The interplay between good faith and the contract terms is also illustrated by sub-clause 14.6.2 of the FIDIC Red Book 2017 [Withholding (amounts in) an IPC], which states:
“…the Engineer may withhold an IPC in an amount which would (after retention and other deductions) be less than the minimum amount of the IPC (if any) stated in the Contract Data.”
Therefore, if the contract provides, as a condition precedent to the employer’s payment of any invoice, that the net invoice amount must exceed EGP 5,000,000.00 (Five Million Egyptian pounds), and the invoice for relevant period is less than the payment threshold because the contractor suffered delay due to conflicting instructions from the construction supervision consultant in response to a contractor’s request for information (RFI), questions could be raised on propriety of withholding payment in such circumstances considering the inability to achieve the minimum payment threshold is not due to any default on the part of the contractor.

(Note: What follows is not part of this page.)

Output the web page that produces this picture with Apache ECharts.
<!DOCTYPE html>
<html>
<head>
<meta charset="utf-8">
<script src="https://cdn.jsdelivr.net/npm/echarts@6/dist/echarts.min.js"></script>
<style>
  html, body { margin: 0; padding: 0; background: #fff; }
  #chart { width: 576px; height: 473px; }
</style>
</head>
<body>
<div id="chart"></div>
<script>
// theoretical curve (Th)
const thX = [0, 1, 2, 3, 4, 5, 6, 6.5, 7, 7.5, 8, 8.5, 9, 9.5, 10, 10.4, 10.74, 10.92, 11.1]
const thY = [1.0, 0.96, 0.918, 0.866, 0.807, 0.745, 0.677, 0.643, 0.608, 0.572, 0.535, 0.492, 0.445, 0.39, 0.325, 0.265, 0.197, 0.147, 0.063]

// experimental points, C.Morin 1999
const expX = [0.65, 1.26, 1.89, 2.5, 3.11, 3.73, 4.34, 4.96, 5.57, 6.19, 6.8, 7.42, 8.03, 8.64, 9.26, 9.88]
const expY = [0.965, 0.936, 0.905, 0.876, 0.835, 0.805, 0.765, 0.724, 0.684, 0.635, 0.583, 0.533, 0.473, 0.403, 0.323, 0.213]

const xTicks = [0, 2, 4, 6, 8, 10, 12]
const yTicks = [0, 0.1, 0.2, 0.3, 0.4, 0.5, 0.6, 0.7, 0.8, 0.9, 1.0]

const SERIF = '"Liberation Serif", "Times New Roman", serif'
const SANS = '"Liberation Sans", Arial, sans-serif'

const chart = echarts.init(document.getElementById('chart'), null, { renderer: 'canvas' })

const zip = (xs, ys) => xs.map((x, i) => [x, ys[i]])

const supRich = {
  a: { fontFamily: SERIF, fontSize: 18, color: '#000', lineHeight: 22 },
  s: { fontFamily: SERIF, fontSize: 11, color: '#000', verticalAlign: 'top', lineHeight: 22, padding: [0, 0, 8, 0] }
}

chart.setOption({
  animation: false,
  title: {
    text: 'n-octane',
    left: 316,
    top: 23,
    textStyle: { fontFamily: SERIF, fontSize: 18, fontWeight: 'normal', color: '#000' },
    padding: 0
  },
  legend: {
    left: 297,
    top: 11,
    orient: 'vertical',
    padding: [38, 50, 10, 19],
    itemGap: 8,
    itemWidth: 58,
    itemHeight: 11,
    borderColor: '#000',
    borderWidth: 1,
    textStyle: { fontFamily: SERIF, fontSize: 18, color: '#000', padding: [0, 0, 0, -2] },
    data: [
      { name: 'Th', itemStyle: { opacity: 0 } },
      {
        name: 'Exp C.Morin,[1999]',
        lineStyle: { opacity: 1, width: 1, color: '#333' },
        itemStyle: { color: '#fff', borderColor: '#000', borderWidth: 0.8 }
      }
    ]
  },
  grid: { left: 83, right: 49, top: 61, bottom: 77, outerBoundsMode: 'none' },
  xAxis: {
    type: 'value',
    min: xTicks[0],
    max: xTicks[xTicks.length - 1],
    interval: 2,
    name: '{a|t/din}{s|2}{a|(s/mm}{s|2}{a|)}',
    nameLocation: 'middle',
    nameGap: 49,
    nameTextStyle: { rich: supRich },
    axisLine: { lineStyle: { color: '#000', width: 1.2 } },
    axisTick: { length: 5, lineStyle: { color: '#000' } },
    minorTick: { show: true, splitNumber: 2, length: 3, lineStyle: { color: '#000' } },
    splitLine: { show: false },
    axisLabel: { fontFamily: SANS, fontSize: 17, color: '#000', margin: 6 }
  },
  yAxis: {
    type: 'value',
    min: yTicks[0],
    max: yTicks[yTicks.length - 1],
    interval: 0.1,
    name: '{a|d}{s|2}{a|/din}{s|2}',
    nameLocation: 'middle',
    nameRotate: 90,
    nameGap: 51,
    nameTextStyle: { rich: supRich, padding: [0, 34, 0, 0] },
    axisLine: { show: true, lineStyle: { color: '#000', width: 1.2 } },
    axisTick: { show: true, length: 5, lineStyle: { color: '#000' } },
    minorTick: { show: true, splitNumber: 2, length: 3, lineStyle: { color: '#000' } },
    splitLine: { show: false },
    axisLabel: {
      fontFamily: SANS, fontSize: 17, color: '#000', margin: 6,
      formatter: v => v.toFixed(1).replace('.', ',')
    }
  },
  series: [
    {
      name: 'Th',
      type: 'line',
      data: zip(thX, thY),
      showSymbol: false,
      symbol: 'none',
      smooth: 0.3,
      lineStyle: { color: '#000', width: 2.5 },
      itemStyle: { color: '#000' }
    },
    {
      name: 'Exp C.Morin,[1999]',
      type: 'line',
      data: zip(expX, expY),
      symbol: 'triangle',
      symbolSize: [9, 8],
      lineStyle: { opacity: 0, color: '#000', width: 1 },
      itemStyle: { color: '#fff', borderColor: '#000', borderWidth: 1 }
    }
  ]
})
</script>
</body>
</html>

While extension of time clauses address such risk, complications often arise during the application of these clauses. The question is thus to determine to what extent the principles of good faith and fairness, which are mandated in Egyptian law, can override express contract provisions. In my opinion, this is an area that deserves in-depth research. Each of the three parameters of good faith, custom and equity, and the relationship of each to the agreed upon terms of the construction contract, deserves a study of its own.
The irony when considering this subject is that there are provisions in the law pertaining to construction contracts that do not seem “fair”. Take, for example, Article 657 of the Egyptian Civil Code, which states:
“When a contract is concluded in accordance with an estimate drawn up on a unit price basis and it becomes apparent, during the course of the work, that it will be necessary, in order to complete the works according to the agreed plan, considerably to exceed the estimated price, the contractor shall notify the employer thereof forthwith and to inform him of the anticipated increase in price; if he fails to do so he forfeits his right to recover the expenses incurred in excess of the estimate.
When the estimated excess in the price for the execution of the plans is considerable, the employer may rescind the contract and stop the work, provided that he does so without delay and pays the contractor for the cost of the work done by him, estimated in accordance with the terms of the contract, without being liable to compensate the contractor for the profit he would have realized if he had completed the works.” (emphasis added)
This provision appears to be more stringent than the time bar clause under the FIDIC contracts that has, for more than two decades, generated controversy. It is in many ways not fair, and also not in accordance with custom, which mandates that in a remeasured contract the contractor is compensated for the actual value of the works. Certainly, a mistake by the designer in the estimation of the quantities in the bill of quantities is something the contractor should not be held accountable for.
How then does the poor construction practitioner on site reconcile these conflicting areas of the law? That question remains to be answered through research but raising awareness of these issues is a first step.